● **Problem**: Can you transcribe every entry word for word, skipping the images?

▽

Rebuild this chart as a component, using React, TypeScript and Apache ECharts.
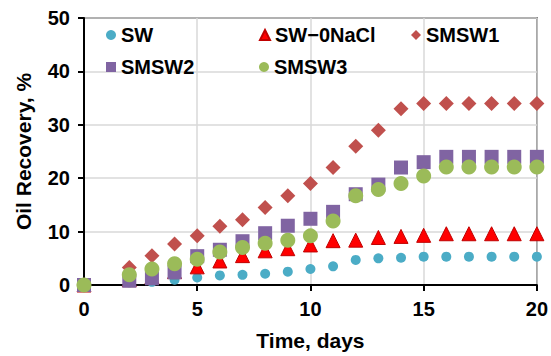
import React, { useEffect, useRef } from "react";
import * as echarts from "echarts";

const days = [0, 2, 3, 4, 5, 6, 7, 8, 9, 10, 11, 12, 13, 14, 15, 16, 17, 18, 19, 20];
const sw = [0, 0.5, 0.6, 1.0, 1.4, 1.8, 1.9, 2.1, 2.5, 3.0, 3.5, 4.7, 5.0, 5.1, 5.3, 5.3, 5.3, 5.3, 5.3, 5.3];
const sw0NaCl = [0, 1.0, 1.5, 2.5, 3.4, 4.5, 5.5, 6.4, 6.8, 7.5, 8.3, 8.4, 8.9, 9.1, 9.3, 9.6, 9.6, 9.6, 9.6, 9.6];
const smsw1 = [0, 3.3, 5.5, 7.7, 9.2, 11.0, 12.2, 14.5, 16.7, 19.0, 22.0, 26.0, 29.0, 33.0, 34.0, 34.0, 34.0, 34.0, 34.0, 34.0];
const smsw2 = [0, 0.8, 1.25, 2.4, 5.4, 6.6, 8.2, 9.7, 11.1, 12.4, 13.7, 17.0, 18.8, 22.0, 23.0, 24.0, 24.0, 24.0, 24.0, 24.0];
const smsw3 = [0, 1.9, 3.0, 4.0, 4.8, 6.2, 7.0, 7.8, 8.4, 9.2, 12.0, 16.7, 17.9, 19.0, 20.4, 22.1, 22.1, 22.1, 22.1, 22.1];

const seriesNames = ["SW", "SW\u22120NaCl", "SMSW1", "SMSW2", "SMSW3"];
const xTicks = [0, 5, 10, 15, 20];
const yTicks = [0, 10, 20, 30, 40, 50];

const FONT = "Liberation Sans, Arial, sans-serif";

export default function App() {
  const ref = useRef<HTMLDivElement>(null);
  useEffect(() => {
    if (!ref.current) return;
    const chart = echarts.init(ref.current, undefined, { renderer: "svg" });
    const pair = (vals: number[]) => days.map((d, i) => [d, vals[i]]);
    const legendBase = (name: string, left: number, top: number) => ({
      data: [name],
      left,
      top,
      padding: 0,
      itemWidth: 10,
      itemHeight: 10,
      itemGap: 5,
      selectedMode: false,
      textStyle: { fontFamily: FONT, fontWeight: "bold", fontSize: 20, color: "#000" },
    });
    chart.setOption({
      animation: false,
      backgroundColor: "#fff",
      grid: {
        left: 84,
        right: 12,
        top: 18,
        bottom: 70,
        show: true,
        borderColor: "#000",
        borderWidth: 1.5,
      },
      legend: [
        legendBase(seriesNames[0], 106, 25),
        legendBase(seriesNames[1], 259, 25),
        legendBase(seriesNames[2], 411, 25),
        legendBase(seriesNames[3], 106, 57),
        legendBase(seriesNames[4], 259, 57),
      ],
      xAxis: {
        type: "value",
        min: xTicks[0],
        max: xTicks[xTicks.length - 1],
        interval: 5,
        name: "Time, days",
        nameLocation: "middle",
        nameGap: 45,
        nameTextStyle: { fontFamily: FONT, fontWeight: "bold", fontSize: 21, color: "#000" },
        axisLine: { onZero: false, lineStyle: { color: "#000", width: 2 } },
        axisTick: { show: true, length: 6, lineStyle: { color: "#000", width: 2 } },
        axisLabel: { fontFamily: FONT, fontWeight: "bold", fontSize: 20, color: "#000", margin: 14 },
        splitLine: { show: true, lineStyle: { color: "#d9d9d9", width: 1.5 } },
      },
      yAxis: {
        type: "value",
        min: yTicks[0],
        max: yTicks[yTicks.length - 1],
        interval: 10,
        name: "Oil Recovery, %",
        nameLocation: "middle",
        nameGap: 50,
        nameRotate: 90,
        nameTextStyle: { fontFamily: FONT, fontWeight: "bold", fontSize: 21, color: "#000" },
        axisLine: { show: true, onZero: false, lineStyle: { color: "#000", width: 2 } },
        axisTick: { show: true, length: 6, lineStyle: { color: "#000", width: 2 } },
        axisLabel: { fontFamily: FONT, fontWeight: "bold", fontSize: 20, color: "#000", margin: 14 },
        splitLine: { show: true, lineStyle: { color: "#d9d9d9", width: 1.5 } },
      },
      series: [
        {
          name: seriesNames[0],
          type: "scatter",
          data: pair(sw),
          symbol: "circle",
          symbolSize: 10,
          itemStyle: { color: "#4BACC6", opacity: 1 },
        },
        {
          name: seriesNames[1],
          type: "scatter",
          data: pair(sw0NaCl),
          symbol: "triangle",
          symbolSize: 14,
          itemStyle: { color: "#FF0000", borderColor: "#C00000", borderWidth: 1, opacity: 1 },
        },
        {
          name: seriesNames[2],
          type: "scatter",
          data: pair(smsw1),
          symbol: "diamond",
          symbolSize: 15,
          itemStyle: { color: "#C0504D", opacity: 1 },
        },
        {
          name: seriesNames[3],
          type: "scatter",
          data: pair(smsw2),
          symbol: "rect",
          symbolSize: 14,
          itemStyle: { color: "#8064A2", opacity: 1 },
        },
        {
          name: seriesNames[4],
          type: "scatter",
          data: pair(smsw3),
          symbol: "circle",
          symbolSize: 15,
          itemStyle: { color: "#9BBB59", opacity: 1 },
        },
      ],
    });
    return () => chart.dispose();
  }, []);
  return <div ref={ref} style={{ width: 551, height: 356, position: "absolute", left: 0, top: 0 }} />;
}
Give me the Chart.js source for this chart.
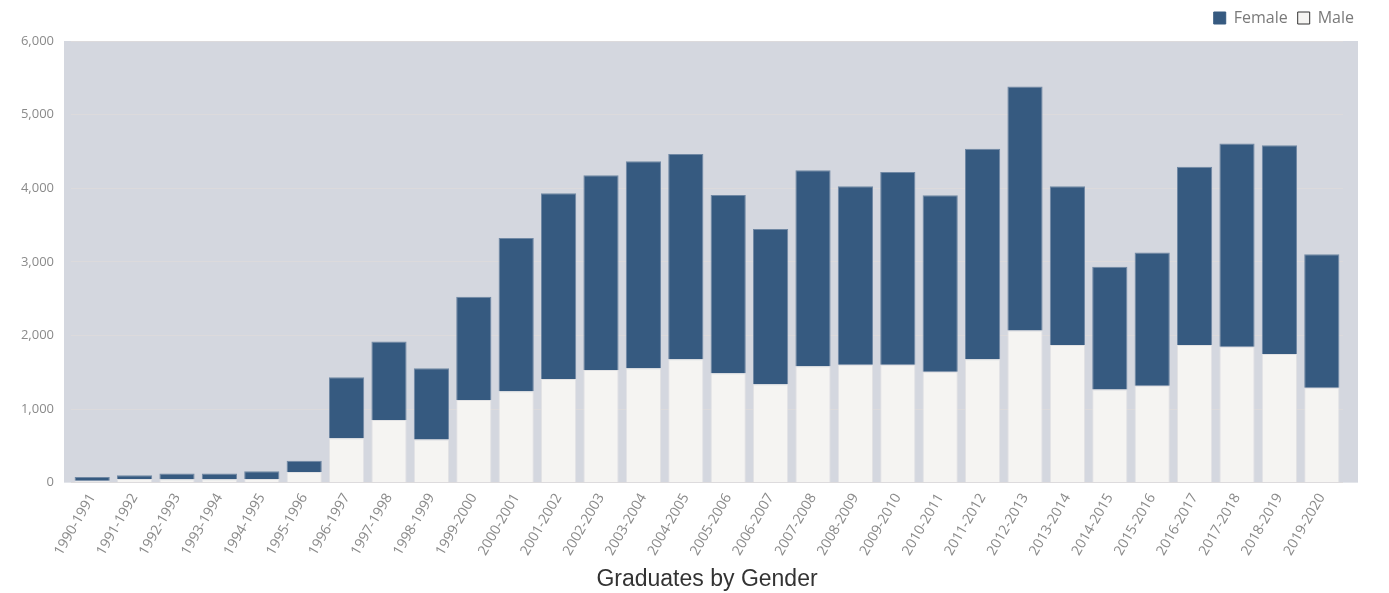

△

● **Answer to the problem**:
Rebuild this chart as a component, using React, TypeScript and Apache ECharts.
import React, { useEffect, useRef } from "react";
import * as echarts from "echarts";

const days = [0, 2, 3, 4, 5, 6, 7, 8, 9, 10, 11, 12, 13, 14, 15, 16, 17, 18, 19, 20];
const sw = [0, 0.5, 0.6, 1.0, 1.4, 1.8, 1.9, 2.1, 2.5, 3.0, 3.5, 4.7, 5.0, 5.1, 5.3, 5.3, 5.3, 5.3, 5.3, 5.3];
const sw0NaCl = [0, 1.0, 1.5, 2.5, 3.4, 4.5, 5.5, 6.4, 6.8, 7.5, 8.3, 8.4, 8.9, 9.1, 9.3, 9.6, 9.6, 9.6, 9.6, 9.6];
const smsw1 = [0, 3.3, 5.5, 7.7, 9.2, 11.0, 12.2, 14.5, 16.7, 19.0, 22.0, 26.0, 29.0, 33.0, 34.0, 34.0, 34.0, 34.0, 34.0, 34.0];
const smsw2 = [0, 0.8, 1.25, 2.4, 5.4, 6.6, 8.2, 9.7, 11.1, 12.4, 13.7, 17.0, 18.8, 22.0, 23.0, 24.0, 24.0, 24.0, 24.0, 24.0];
const smsw3 = [0, 1.9, 3.0, 4.0, 4.8, 6.2, 7.0, 7.8, 8.4, 9.2, 12.0, 16.7, 17.9, 19.0, 20.4, 22.1, 22.1, 22.1, 22.1, 22.1];

const seriesNames = ["SW", "SW\u22120NaCl", "SMSW1", "SMSW2", "SMSW3"];
const xTicks = [0, 5, 10, 15, 20];
const yTicks = [0, 10, 20, 30, 40, 50];

const FONT = "Liberation Sans, Arial, sans-serif";

export default function App() {
  const ref = useRef<HTMLDivElement>(null);
  useEffect(() => {
    if (!ref.current) return;
    const chart = echarts.init(ref.current, undefined, { renderer: "svg" });
    const pair = (vals: number[]) => days.map((d, i) => [d, vals[i]]);
    const legendBase = (name: string, left: number, top: number) => ({
      data: [name],
      left,
      top,
      padding: 0,
      itemWidth: 10,
      itemHeight: 10,
      itemGap: 5,
      selectedMode: false,
      textStyle: { fontFamily: FONT, fontWeight: "bold", fontSize: 20, color: "#000" },
    });
    chart.setOption({
      animation: false,
      backgroundColor: "#fff",
      grid: {
        left: 84,
        right: 12,
        top: 18,
        bottom: 70,
        show: true,
        borderColor: "#000",
        borderWidth: 1.5,
      },
      legend: [
        legendBase(seriesNames[0], 106, 25),
        legendBase(seriesNames[1], 259, 25),
        legendBase(seriesNames[2], 411, 25),
        legendBase(seriesNames[3], 106, 57),
        legendBase(seriesNames[4], 259, 57),
      ],
      xAxis: {
        type: "value",
        min: xTicks[0],
        max: xTicks[xTicks.length - 1],
        interval: 5,
        name: "Time, days",
        nameLocation: "middle",
        nameGap: 45,
        nameTextStyle: { fontFamily: FONT, fontWeight: "bold", fontSize: 21, color: "#000" },
        axisLine: { onZero: false, lineStyle: { color: "#000", width: 2 } },
        axisTick: { show: true, length: 6, lineStyle: { color: "#000", width: 2 } },
        axisLabel: { fontFamily: FONT, fontWeight: "bold", fontSize: 20, color: "#000", margin: 14 },
        splitLine: { show: true, lineStyle: { color: "#d9d9d9", width: 1.5 } },
      },
      yAxis: {
        type: "value",
        min: yTicks[0],
        max: yTicks[yTicks.length - 1],
        interval: 10,
        name: "Oil Recovery, %",
        nameLocation: "middle",
        nameGap: 50,
        nameRotate: 90,
        nameTextStyle: { fontFamily: FONT, fontWeight: "bold", fontSize: 21, color: "#000" },
        axisLine: { show: true, onZero: false, lineStyle: { color: "#000", width: 2 } },
        axisTick: { show: true, length: 6, lineStyle: { color: "#000", width: 2 } },
        axisLabel: { fontFamily: FONT, fontWeight: "bold", fontSize: 20, color: "#000", margin: 14 },
        splitLine: { show: true, lineStyle: { color: "#d9d9d9", width: 1.5 } },
      },
      series: [
        {
          name: seriesNames[0],
          type: "scatter",
          data: pair(sw),
          symbol: "circle",
          symbolSize: 10,
          itemStyle: { color: "#4BACC6", opacity: 1 },
        },
        {
          name: seriesNames[1],
          type: "scatter",
          data: pair(sw0NaCl),
          symbol: "triangle",
          symbolSize: 14,
          itemStyle: { color: "#FF0000", borderColor: "#C00000", borderWidth: 1, opacity: 1 },
        },
        {
          name: seriesNames[2],
          type: "scatter",
          data: pair(smsw1),
          symbol: "diamond",
          symbolSize: 15,
          itemStyle: { color: "#C0504D", opacity: 1 },
        },
        {
          name: seriesNames[3],
          type: "scatter",
          data: pair(smsw2),
          symbol: "rect",
          symbolSize: 14,
          itemStyle: { color: "#8064A2", opacity: 1 },
        },
        {
          name: seriesNames[4],
          type: "scatter",
          data: pair(smsw3),
          symbol: "circle",
          symbolSize: 15,
          itemStyle: { color: "#9BBB59", opacity: 1 },
        },
      ],
    });
    return () => chart.dispose();
  }, []);
  return <div ref={ref} style={{ width: 551, height: 356, position: "absolute", left: 0, top: 0 }} />;
}
Give me the Chart.js source for this chart.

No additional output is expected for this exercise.